TASK TO COMPLETE
Starting with the first line of the data below, copy each line up to and including the one containing "import pandas as pd". Pictures stay out.
------------
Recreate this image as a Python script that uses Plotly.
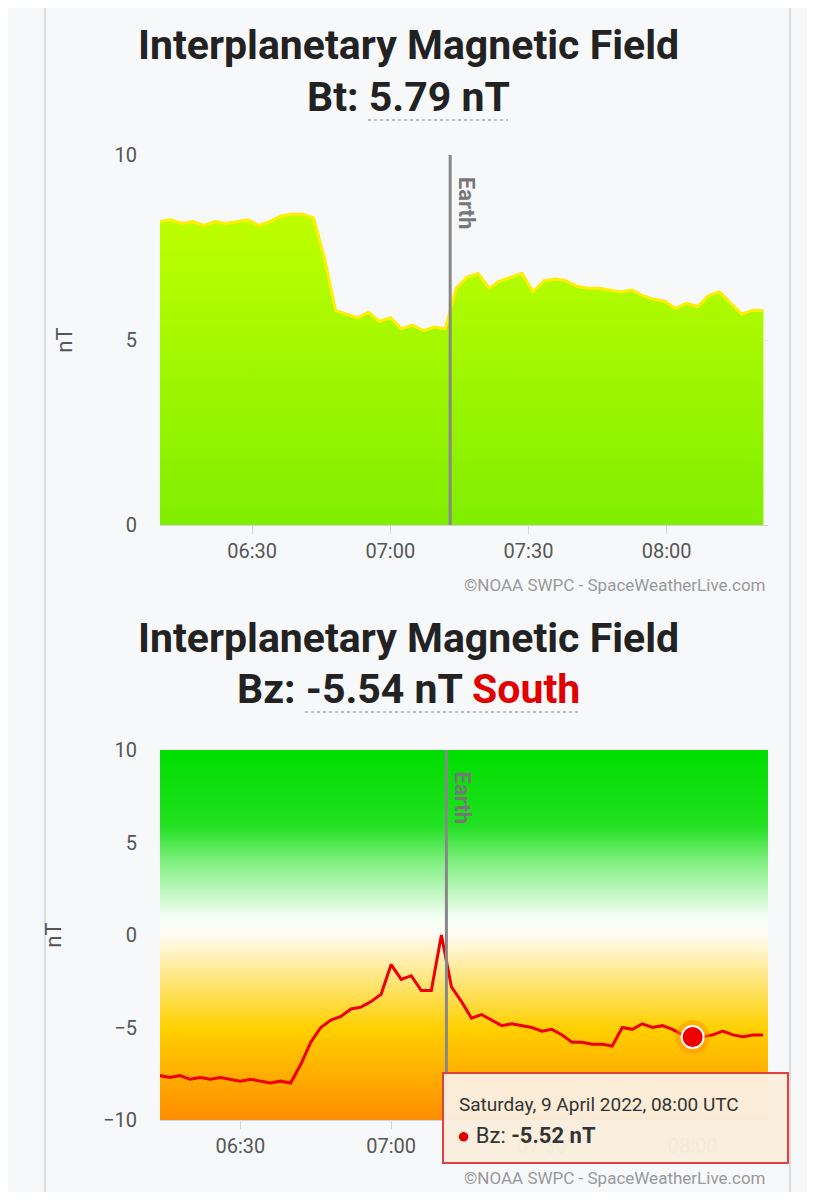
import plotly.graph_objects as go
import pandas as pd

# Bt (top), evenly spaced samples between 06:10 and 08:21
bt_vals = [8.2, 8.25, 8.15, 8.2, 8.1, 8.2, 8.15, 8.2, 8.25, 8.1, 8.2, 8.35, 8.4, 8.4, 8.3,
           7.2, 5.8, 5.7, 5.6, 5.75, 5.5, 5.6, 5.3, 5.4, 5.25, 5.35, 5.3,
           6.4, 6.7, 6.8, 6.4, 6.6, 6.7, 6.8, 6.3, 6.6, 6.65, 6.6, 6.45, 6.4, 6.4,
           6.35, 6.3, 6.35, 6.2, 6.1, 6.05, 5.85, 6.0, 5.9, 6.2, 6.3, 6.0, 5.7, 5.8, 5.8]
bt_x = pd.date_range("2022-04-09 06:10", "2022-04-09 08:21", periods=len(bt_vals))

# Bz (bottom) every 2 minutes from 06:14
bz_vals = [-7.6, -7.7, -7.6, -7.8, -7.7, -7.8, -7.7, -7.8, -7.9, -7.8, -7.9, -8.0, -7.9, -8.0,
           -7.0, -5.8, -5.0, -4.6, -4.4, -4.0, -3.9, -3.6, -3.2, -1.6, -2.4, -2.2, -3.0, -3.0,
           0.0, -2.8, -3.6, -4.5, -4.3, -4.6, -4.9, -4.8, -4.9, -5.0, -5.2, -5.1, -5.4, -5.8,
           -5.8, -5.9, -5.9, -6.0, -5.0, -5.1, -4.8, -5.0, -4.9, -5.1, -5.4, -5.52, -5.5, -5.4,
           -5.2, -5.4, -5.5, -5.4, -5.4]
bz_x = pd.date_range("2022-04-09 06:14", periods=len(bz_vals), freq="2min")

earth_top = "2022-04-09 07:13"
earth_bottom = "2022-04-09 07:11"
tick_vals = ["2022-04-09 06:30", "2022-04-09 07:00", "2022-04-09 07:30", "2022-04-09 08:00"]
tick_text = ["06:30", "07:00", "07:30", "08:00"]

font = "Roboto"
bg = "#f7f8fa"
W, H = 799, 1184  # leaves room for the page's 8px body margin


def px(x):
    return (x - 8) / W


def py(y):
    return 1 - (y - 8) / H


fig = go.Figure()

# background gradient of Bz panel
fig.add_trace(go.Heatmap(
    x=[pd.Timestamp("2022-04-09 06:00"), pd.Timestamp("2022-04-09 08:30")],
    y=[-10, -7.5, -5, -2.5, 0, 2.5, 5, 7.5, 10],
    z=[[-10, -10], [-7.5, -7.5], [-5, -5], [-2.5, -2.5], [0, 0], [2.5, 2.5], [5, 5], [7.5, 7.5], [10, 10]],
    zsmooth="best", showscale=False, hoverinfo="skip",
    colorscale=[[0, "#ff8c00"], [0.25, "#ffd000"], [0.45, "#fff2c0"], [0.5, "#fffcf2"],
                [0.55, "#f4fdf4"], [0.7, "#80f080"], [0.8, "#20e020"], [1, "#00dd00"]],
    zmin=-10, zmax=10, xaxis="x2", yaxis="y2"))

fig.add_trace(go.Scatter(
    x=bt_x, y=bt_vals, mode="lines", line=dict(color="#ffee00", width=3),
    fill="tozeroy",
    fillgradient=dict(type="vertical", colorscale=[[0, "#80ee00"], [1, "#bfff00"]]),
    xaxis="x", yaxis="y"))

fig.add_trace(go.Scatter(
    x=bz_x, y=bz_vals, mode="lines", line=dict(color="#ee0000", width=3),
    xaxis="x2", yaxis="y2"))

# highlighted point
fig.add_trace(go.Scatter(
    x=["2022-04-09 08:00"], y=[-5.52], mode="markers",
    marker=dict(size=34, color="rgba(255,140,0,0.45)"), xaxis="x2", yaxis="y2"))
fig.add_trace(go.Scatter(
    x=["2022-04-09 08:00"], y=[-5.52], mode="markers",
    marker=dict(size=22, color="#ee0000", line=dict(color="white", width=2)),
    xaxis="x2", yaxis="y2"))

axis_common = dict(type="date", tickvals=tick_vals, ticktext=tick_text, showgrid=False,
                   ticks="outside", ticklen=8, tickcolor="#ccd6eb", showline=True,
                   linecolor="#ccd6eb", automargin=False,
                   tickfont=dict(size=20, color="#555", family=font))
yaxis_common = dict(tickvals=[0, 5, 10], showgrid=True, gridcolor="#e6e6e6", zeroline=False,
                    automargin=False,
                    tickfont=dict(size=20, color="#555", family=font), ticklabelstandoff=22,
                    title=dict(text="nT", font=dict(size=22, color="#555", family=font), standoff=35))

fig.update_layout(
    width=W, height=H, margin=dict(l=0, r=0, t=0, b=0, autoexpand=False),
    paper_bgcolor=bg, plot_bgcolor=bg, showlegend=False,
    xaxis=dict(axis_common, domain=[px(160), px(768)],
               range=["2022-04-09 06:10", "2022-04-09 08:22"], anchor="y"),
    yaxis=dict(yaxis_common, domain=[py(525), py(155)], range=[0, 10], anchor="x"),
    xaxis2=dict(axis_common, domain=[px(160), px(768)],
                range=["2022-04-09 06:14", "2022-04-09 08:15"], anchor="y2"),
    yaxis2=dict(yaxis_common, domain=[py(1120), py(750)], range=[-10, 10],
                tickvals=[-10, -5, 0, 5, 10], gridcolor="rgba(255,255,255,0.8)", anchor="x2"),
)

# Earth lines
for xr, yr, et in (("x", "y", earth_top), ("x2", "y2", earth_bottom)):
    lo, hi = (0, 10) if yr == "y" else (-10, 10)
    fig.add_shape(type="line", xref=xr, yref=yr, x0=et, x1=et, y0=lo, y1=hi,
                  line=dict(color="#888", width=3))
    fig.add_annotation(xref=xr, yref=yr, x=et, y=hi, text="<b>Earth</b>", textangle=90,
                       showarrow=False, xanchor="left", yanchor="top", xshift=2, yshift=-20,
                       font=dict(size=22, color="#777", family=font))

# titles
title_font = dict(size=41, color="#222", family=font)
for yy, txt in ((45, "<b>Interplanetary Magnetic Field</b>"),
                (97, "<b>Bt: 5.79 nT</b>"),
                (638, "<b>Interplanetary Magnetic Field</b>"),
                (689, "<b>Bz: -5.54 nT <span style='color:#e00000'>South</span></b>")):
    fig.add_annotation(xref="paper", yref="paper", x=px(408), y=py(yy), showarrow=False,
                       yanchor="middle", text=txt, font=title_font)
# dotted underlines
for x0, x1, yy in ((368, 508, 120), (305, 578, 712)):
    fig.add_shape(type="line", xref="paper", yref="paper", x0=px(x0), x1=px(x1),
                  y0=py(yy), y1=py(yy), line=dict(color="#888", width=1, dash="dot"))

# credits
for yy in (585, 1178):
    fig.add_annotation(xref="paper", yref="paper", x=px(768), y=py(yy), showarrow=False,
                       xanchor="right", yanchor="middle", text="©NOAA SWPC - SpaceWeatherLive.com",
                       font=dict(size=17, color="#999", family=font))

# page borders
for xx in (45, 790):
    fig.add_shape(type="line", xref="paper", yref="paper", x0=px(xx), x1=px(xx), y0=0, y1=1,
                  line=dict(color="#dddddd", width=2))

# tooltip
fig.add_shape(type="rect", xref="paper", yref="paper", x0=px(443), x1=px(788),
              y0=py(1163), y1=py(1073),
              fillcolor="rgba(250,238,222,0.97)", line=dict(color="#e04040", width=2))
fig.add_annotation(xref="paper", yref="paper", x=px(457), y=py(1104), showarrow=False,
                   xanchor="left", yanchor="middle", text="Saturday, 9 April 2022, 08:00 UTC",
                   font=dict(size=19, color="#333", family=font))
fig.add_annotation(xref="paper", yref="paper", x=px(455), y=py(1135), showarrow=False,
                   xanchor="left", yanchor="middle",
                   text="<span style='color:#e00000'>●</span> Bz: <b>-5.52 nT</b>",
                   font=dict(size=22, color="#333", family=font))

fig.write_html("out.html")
------------
SOLUTION
Recreate this image as a Python script that uses Plotly.
import plotly.graph_objects as go
import pandas as pd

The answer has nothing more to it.